Try: Les Gres Vioignier
The acidity of a Chenin Blanc is a match made in heaven with the likes of a pork roast. Not only does the wine's acidity cut through the fat, but it also enhances the sweet and salty tastes of pork roasts – both hot and cold cuts!
With crisp and fine acidity, a Pinot Gris pairs wonderfully with a pork shoulder as the acidity slices through fat whilst generating aromas that mix greatly with the smoky flavour of the meat.
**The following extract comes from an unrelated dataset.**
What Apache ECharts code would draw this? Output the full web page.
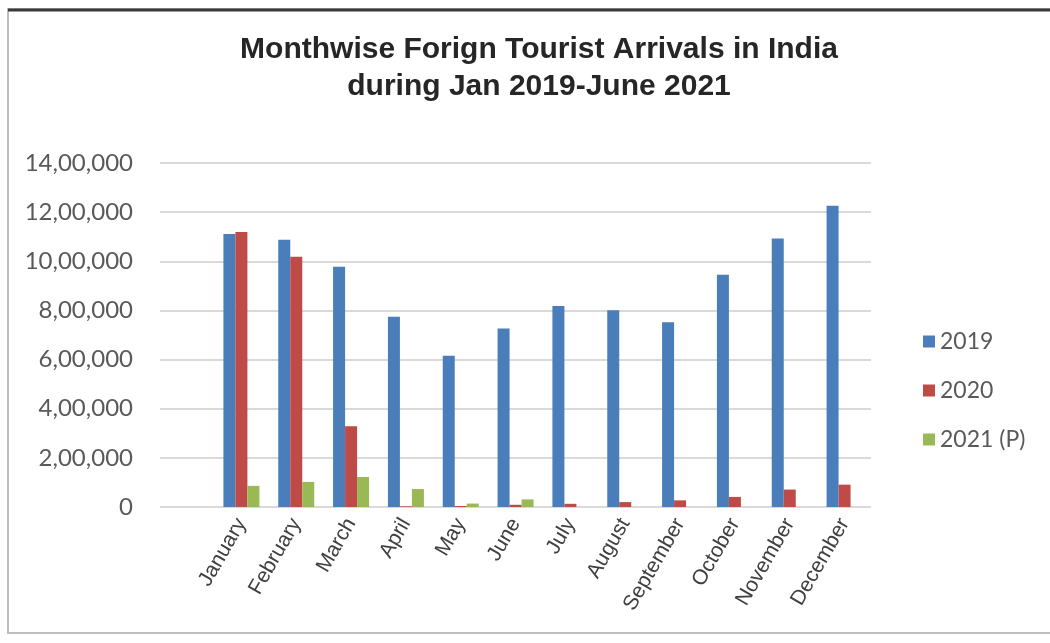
<!DOCTYPE html>
<html>
<head>
<meta charset="utf-8">
<script src="https://cdn.jsdelivr.net/npm/echarts@6/dist/echarts.min.js"></script>
<style>
html,body{margin:0;padding:0;background:#ffffff;}
#chart{width:1050px;height:643px;}
</style>
</head>
<body>
<div id="chart"></div>
<script>
var months = ['January','February','March','April','May','June','July','August','September','October','November','December'];
var arrivals2019 = [1111040, 1087694, 978236, 774651, 615136, 726446, 818125, 800837, 751513, 945017, 1092440, 1226398];
var arrivals2020 = [1119250, 1018440, 328304, 3000, 4000, 9000, 13000, 20000, 27000, 41000, 71000, 91000];
var arrivals2021 = [86000, 102000, 122000, 73000, 14000, 31000];
var yTickLabels = ['0','2,00,000','4,00,000','6,00,000','8,00,000','10,00,000','12,00,000','14,00,000'];
var seriesNames = ['2019','2020','2021 (P)'];
var titleLines = ['Monthwise Forign Tourist Arrivals in India','during Jan 2019-June 2021'];

var chart = echarts.init(document.getElementById('chart'));
var option = {
  animation: false,
  backgroundColor: '#ffffff',
  title: {
    text: titleLines.join('\n'),
    left: 534,
    top: 26,
    textAlign: 'center',
    textStyle: {
      fontFamily: '"Liberation Sans", Arial, sans-serif',
      fontWeight: 'bold',
      fontSize: 30,
      lineHeight: 37,
      color: '#262626'
    }
  },
  legend: {
    orient: 'vertical',
    left: 918,
    top: 325,
    itemWidth: 12,
    itemHeight: 12,
    itemGap: 26,
    icon: 'rect',
    data: seriesNames,
    textStyle: { fontFamily: 'Lato, sans-serif', fontSize: 23, color: '#595959' }
  },
  grid: [
    { left: 214, right: 178, top: 163, bottom: 136 },
    { left: 160, right: 179, top: 163, bottom: 136 }
  ],
  xAxis: [
    {
      type: 'category', gridIndex: 0, data: months,
      axisLine: { show: false }, axisTick: { show: false },
      axisLabel: {
        rotate: 60, interval: 0, margin: 13,
        fontFamily: '"Liberation Sans", Arial, sans-serif',
        fontSize: 21, color: '#404040'
      }
    },
    { type: 'value', gridIndex: 1, show: false, min: 0, max: 1 }
  ],
  yAxis: [
    { type: 'value', gridIndex: 0, min: 0, max: 1400000, interval: 200000, show: false, splitLine: { show: false } },
    {
      type: 'value', gridIndex: 1, min: 0, max: 1400000, interval: 200000,
      axisLine: { show: false }, axisTick: { show: false },
      splitLine: { show: true, lineStyle: { color: '#d9d9d9', width: 2 } },
      axisLabel: {
        margin: 27,
        fontFamily: 'Lato, sans-serif', fontSize: 24, color: '#595959',
        formatter: function (v) { return yTickLabels[Math.round(v / 200000)]; }
      }
    }
  ],
  graphic: [
    { type: 'rect', shape: { x: 8, y: 9, width: 1045, height: 624 }, style: { fill: 'none', stroke: '#bdbdbd', lineWidth: 2 }, z: 100 },
    { type: 'line', shape: { x1: 8, y1: 10, x2: 1050, y2: 10 }, style: { stroke: '#3a3a3a', lineWidth: 3 }, z: 101 }
  ],
  series: [
    { name: seriesNames[0], type: 'bar', xAxisIndex: 0, yAxisIndex: 0, data: arrivals2019, barWidth: 12, barGap: '0%', itemStyle: { color: '#4A7EBB' } },
    { name: seriesNames[1], type: 'bar', xAxisIndex: 0, yAxisIndex: 0, data: arrivals2020, barWidth: 12, barGap: '0%', itemStyle: { color: '#BE4B48' } },
    { name: seriesNames[2], type: 'bar', xAxisIndex: 0, yAxisIndex: 0, data: arrivals2021, barWidth: 12, barGap: '0%', itemStyle: { color: '#98B954' } }
  ]
};
chart.setOption(option);
</script>
</body>
</html>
This medium-bodied red wine works gloriously with pulled pork and meats that tear easily, alongside slow-cooked side dishes to compliment the flavour.
Try: Finca Monica Rioja
Not only a classic in the red wine department, a bright and fruity glass of pinot noir pairs beautifully with lamb or a rich pork dish (we recommend pork chops or pork tenderloin!)
A pleasant glass of rosé is the perfect wine to relish alongside a pork loin or pork butt, essentially any meat that can be drenched in barbecue sauce – time to get stuck in and sticky!
There's no definitive rule book when it comes to how you pair wine with pork. Generally speaking, a light and fruity red number will highly compliment your dish, however, it all comes down to preference.
Being such a mild cut of meat, it'll depend on the flavour you wish your pork to taste like which will factor in the pairing to use. For example, a BBQ glazed cut would make rosé sound appetising, whereas a fruity sauce like cranberry or apple would best suit a White Burgundy.
A number of pork recipes use wines for curating stunning dishes that tingle taste buds, most notably a pork roast that can marinade in a dry sauvignon blanc to enhance the taste.